■ **Stated goal**: In the listing that follows, how many lines contain "this"? Give the number only.

—————

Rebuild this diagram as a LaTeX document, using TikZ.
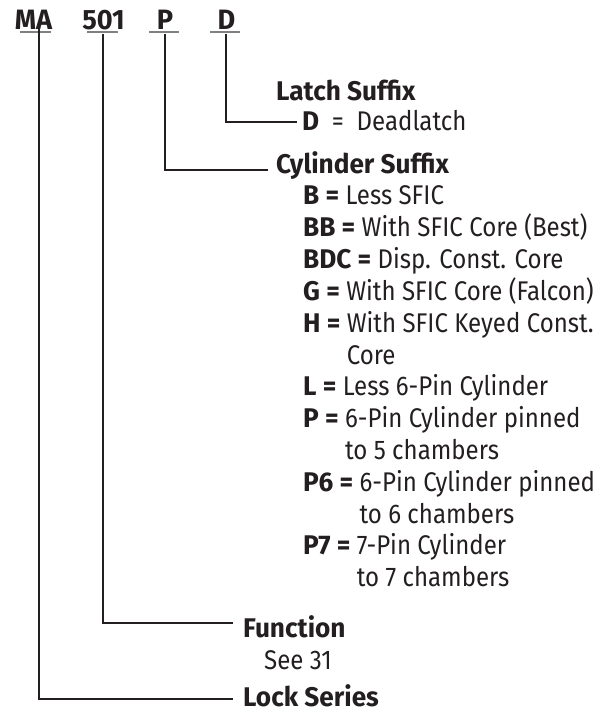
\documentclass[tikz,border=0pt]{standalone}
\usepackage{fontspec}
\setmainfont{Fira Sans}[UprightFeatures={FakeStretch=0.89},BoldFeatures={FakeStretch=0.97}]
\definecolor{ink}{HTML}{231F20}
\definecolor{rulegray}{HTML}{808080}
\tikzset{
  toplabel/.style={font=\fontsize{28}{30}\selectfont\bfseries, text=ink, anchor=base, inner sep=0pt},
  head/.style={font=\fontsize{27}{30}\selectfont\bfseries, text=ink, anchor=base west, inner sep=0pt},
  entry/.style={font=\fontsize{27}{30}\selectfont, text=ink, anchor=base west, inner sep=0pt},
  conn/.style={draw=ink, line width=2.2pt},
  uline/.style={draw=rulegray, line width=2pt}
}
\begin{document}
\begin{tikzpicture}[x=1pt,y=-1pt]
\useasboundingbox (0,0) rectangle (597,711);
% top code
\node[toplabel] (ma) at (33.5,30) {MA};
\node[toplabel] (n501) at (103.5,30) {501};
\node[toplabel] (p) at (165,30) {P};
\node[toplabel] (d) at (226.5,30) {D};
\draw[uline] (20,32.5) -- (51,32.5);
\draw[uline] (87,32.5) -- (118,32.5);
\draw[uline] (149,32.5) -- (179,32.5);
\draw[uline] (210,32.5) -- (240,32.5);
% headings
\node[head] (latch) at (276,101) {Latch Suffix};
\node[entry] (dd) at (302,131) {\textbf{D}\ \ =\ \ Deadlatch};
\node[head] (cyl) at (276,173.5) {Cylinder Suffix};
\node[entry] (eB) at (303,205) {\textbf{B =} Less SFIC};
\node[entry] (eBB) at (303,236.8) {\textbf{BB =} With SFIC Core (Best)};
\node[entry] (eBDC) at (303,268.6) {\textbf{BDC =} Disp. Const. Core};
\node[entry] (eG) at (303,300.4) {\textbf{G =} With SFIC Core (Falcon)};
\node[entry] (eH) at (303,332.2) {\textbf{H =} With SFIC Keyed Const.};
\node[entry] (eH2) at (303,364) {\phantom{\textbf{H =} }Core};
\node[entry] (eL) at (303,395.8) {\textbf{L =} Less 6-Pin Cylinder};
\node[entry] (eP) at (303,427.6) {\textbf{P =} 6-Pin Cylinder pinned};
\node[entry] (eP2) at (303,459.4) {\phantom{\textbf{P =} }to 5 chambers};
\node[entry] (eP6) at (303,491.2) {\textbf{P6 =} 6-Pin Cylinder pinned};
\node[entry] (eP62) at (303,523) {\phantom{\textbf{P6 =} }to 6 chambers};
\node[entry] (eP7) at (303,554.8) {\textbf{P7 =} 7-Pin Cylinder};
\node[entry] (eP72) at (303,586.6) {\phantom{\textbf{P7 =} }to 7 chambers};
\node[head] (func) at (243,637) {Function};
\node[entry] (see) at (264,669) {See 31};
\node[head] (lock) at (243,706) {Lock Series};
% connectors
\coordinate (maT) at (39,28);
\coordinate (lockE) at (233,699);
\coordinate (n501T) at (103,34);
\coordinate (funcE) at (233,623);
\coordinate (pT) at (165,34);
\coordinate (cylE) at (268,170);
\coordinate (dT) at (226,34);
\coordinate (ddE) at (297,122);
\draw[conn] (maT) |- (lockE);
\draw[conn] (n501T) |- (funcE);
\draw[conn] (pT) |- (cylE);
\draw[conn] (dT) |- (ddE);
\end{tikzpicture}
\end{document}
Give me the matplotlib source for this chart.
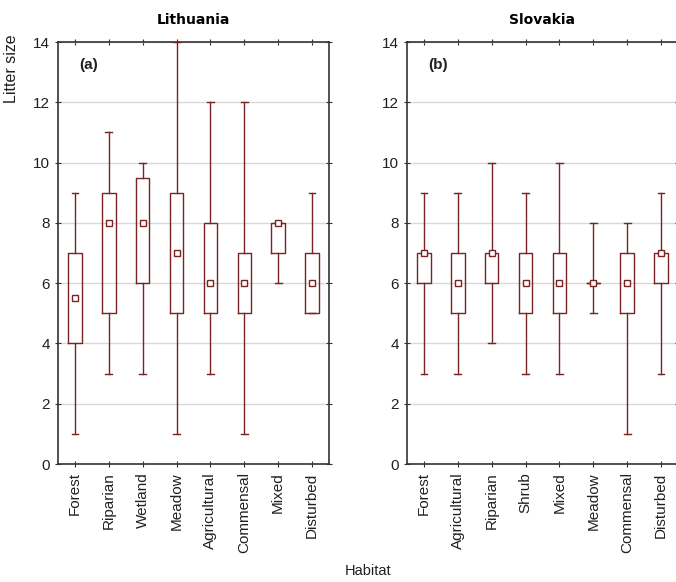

—————

■ **Solution**: 2